Dropping duplicate rows - documentation

df.drop_duplicates(subset=["order_date", "product"], keep="first")

Dropping columns based on NaN threshold - documentation

# Any column with 90% missing values will be dropped
df.dropna(thresh = len(df) * .9, axis = 1)

Replacing using fillna() - documentation

# Impute DataFrame with all zeroes
df.fillna(0)

# Impute column with all zeroes
df["measure"].fillna(0)

# Impute measure with mean of column
df["measure"].fillna(df["measure"].mean())

# Impute dimension with mode of column
df["dimension"].fillna(df["dimension"].mode())

# Impute by another dimension's mean
df["age"].fillna(df.groupby("sex")["age"].transform("mean"))

Replace values across entire DataFrame

df.replace(".", np.nan)

df.replace(0, np.nan)

Replace numeric values containing a letter with NaN

df["zipcode"].replace(".*[a-zA-Z].*", np.nan, regex=True)

Drop rows where any value is 0

df[(df != 0).all(1)]

Drop rows where all values are 0

df = df[(df.T != 0).any()]

Method Chaining

Chaining multiple operations

(pd.read_csv("employee_salaries.csv")
    .query("salary > 0")
    .assign(sex = lambda df: df["sex"].replace({"female": 1, "male: 0}),
            age = lambda df: pd.cut(df["age"].fillna(df["age"].median()),
                                    bins = [df["age"].min(), 18, 40, df["age"].max()],
                                    labels = ["underage", "young", "experienced"]))
    .rename({"name_1": "first_name", "name_2": "last_name"})
)

Pipelines for data processing

def fix_headers(df):
    df.columns = df.columns.str.replace("[^\w\s]", "").str.replace(" ", "_").str.lower()
    return df
    
def drop_columns_missing(df, percent):
    df = df.dropna(thresh = len(df) * percent, axis = 1)
    return df

def fill_missing(df, value):
    df = df.fillna(value)
    return df

def replace_and_convert(df, col, orig, new, dtype):
    df[col] = df[col].str.replace(orig, new).astype(dtype)
    return df


(df.pipe(fix_headers)
    .pipe(drop_columns_missing, percent=0.3)
    .pipe(fill_missing, value=0)
    .pipe(replace_and_convert, col="sales", orig="$", new="", dtype=float)
)

Aggregation

Use as_index = False to avoid setting index

# this
df.groupby("dimension", as_index = False)["measure"].sum()

# versus this
df.groupby("dimension")["measure"].sum().reset_index()

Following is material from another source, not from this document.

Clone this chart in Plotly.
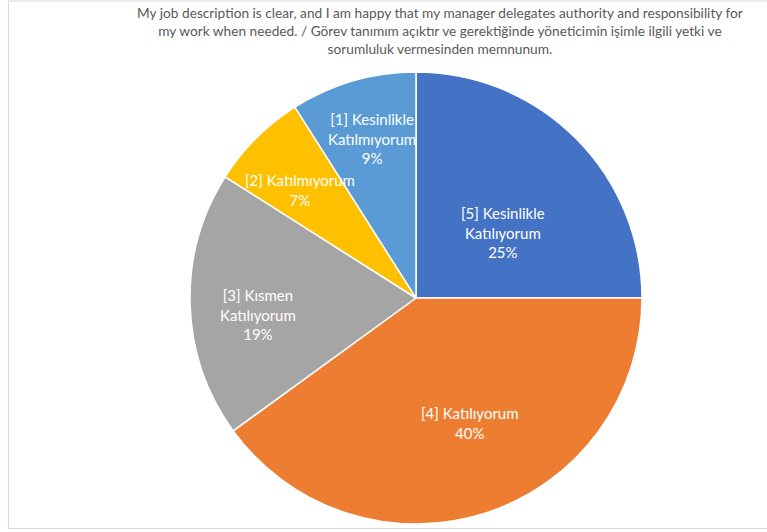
import math
import plotly.graph_objects as go

labels = ["[5] Kesinlikle<br>Katılıyorum", "[4] Katılıyorum", "[3] Kısmen<br>Katılıyorum",
          "[2] Katılmıyorum", "[1] Kesinlikle<br>Katılmıyorum"]
values = [25, 40, 19, 7, 9]
colors = ["#4472C4", "#ED7D31", "#A5A5A5", "#FFC000", "#5B9BD5"]
title = ("My job description is clear, and I am happy that my manager delegates authority and responsibility for<br>"
         "my work when needed. / Görev tanımım açıktır ve gerektiğinde yöneticimin işimle ilgili yetki ve<br>"
         "sorumluluk vermesinden memnunum.")

# label placement style: radius fraction along mid-angle, plus pixel nudge
label_radius = [0.48, 0.60, 0.70, 0.70, 0.70]
label_nudge = [(10, 11), (12, -4), (0, 12), (-4, 4), (0, -8)]

W, H = 767, 532
cx, cy, R = 416, 298, 226
FONT = "Lato, 'Open Sans', sans-serif"

fig = go.Figure(go.Pie(
    labels=labels, values=values, sort=False, direction="clockwise", rotation=0,
    marker=dict(colors=colors, line=dict(color="white", width=1.5)),
    textinfo="none", hoverinfo="label+percent", showlegend=False,
    domain=dict(x=[(cx - R) / W, (cx + R) / W], y=[1 - (cy + R) / H, 1 - (cy - R) / H]),
))

total = sum(values)
cum = 0
annotations = []
for lab, v, rf, (nx, ny) in zip(labels, values, label_radius, label_nudge):
    mid = (cum + v / 2) / total * 2 * math.pi
    cum += v
    px = cx + rf * R * math.sin(mid) + nx
    py = cy - rf * R * math.cos(mid) + ny
    annotations.append(dict(
        x=px / W, y=1 - py / H, xref="paper", yref="paper", showarrow=False,
        xanchor="center", yanchor="middle",
        text=f"{lab}<br>{round(v / total * 100)}%", align="center",
        font=dict(family=FONT, size=15, color="white"),
    ))

annotations.append(dict(
    x=440 / W, y=1 - 2 / H, xref="paper", yref="paper", xanchor="center", yanchor="top",
    showarrow=False, text=title, align="center",
    font=dict(family=FONT, size=13.7, color="#595959"),
))

fig.update_layout(
    width=W, height=H, margin=dict(l=0, r=0, t=0, b=0),
    paper_bgcolor="white", plot_bgcolor="white",
    annotations=annotations,
    shapes=[dict(type="rect", xref="paper", yref="paper",
                 x0=8.5 / W, x1=1.05, y0=1 - 528.5 / H, y1=1 - 1 / H,
                 line=dict(color="#D9D9D9", width=1.2), fillcolor="rgba(0,0,0,0)")],
)

fig.write_html("out.html", config={"displayModeBar": False},
               post_script="document.body.style.margin='0';document.body.style.overflow='hidden';")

By date offset - documentation

# H for hours
# D for days
# W for weeks
# WOM for week of month
# Q for quarter end
# A for year end
df.groupby(pd.Grouper(key = "date", freq = "M"))["measure"].agg(["sum", "mean"])

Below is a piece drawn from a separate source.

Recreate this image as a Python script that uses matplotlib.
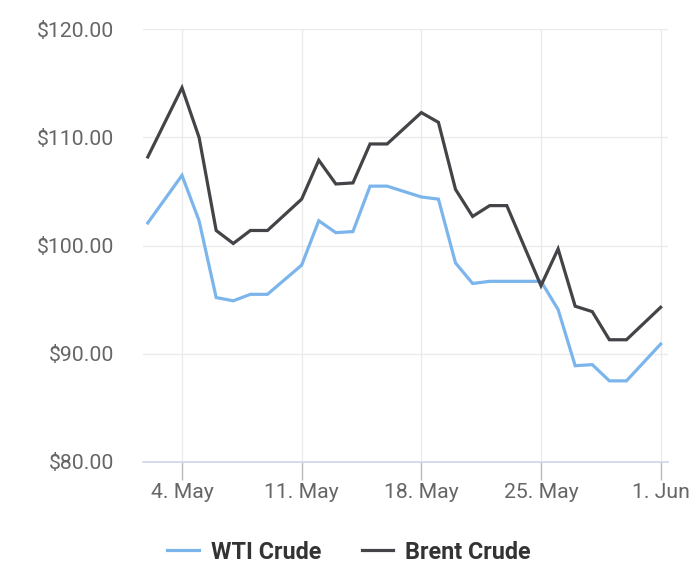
import datetime as dt
import matplotlib
matplotlib.use("Agg")
import matplotlib.pyplot as plt
import matplotlib.dates as mdates
from matplotlib.ticker import FuncFormatter, MultipleLocator

plt.rcParams['font.family'] = ['Roboto', 'DejaVu Sans']

# donnees (mai-juin)
jours = [(5, 2), (5, 4), (5, 5), (5, 6), (5, 7), (5, 8), (5, 9),
         (5, 11), (5, 12), (5, 13), (5, 14), (5, 15), (5, 16),
         (5, 18), (5, 19), (5, 20), (5, 21), (5, 22), (5, 23),
         (5, 25), (5, 26), (5, 27), (5, 28), (5, 29), (5, 30), (6, 1)]
wti = [102.1, 106.5, 102.3, 95.2, 94.9, 95.5, 95.5,
       98.2, 102.3, 101.2, 101.3, 105.5, 105.5,
       104.5, 104.3, 98.4, 96.5, 96.7, 96.7,
       96.7, 94.1, 88.9, 89.0, 87.5, 87.5, 90.9]
brent = [108.2, 114.6, 110.0, 101.4, 100.2, 101.4, 101.4,
         104.3, 107.9, 105.7, 105.8, 109.4, 109.4,
         112.3, 111.4, 105.2, 102.7, 103.7, 103.7,
         96.3, 99.7, 94.4, 93.9, 91.3, 91.3, 94.3]
ticks_x = [(5, 4), (5, 11), (5, 18), (5, 25), (6, 1)]

dates = [dt.datetime(2022, m, d) for m, d in jours]
dates_ticks = [dt.datetime(2022, m, d) for m, d in ticks_x]

fig = plt.figure(figsize=(7, 5.79), dpi=100)
ax = fig.add_axes([0.2047, 0.2021, 0.7491, 0.7473])

ax.plot(dates, wti, color='#7cb5ec', lw=2.3, label='WTI Crude', solid_joinstyle='miter')
ax.plot(dates, brent, color='#434348', lw=2.3, label='Brent Crude', solid_joinstyle='miter')

x0 = dt.datetime(2022, 5, 4) - dt.timedelta(days=2.264)
x1 = dt.datetime(2022, 6, 1) + dt.timedelta(days=0.41)
ax.set_xlim(x0, x1)
ax.set_ylim(80, 120)

ax.set_xticks(dates_ticks)
ax.xaxis.set_major_formatter(FuncFormatter(
    lambda v, p: "{}. {}".format(mdates.num2date(v).day, mdates.num2date(v).strftime('%b'))))
ax.yaxis.set_major_locator(MultipleLocator(10))
ax.yaxis.set_major_formatter(FuncFormatter(lambda v, p: "${:.2f}".format(v)))

ax.grid(True, color='#ebebeb', lw=1)
ax.set_axisbelow(True)
for s in ['top', 'right', 'left']:
    ax.spines[s].set_visible(False)
ax.spines['bottom'].set_color('#ccd6eb')
ax.spines['bottom'].set_linewidth(1.2)

ax.tick_params(axis='y', length=0, pad=21, labelsize=15.3, labelcolor='#666666')
ax.tick_params(axis='x', length=13, width=1, color='#b8b8b8', pad=2,
               labelsize=15.3, labelcolor='#666666')

leg = fig.legend(loc='center', bbox_to_anchor=(0.4986, 0.0466), ncol=2, frameon=False,
                 handlelength=1.35, handletextpad=0.5, columnspacing=1.75,
                 prop={'weight': 'bold', 'size': 16.8})
for t in leg.get_texts():
    t.set_color('#333333')

fig.savefig('out.png', dpi=100)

Measure by dimension - documentation

# count - number of non-null observations
# sum - sum of values
# mean - mean of values
# mad - mean absolute deviation
# median - arithmetic median of values
# min - minimum
# max - maxmimum
# mode - mode
# std - unbiased standard deviation
# first - first value
# last - last value
# nunique - unique values
df.groupby("dimension")["measure"].sum()

# Specific aggregations for columns
df.groupby("dimension").agg({"sales": ["mean", "sum"], "sale_date": "first", "customer": "nunique"})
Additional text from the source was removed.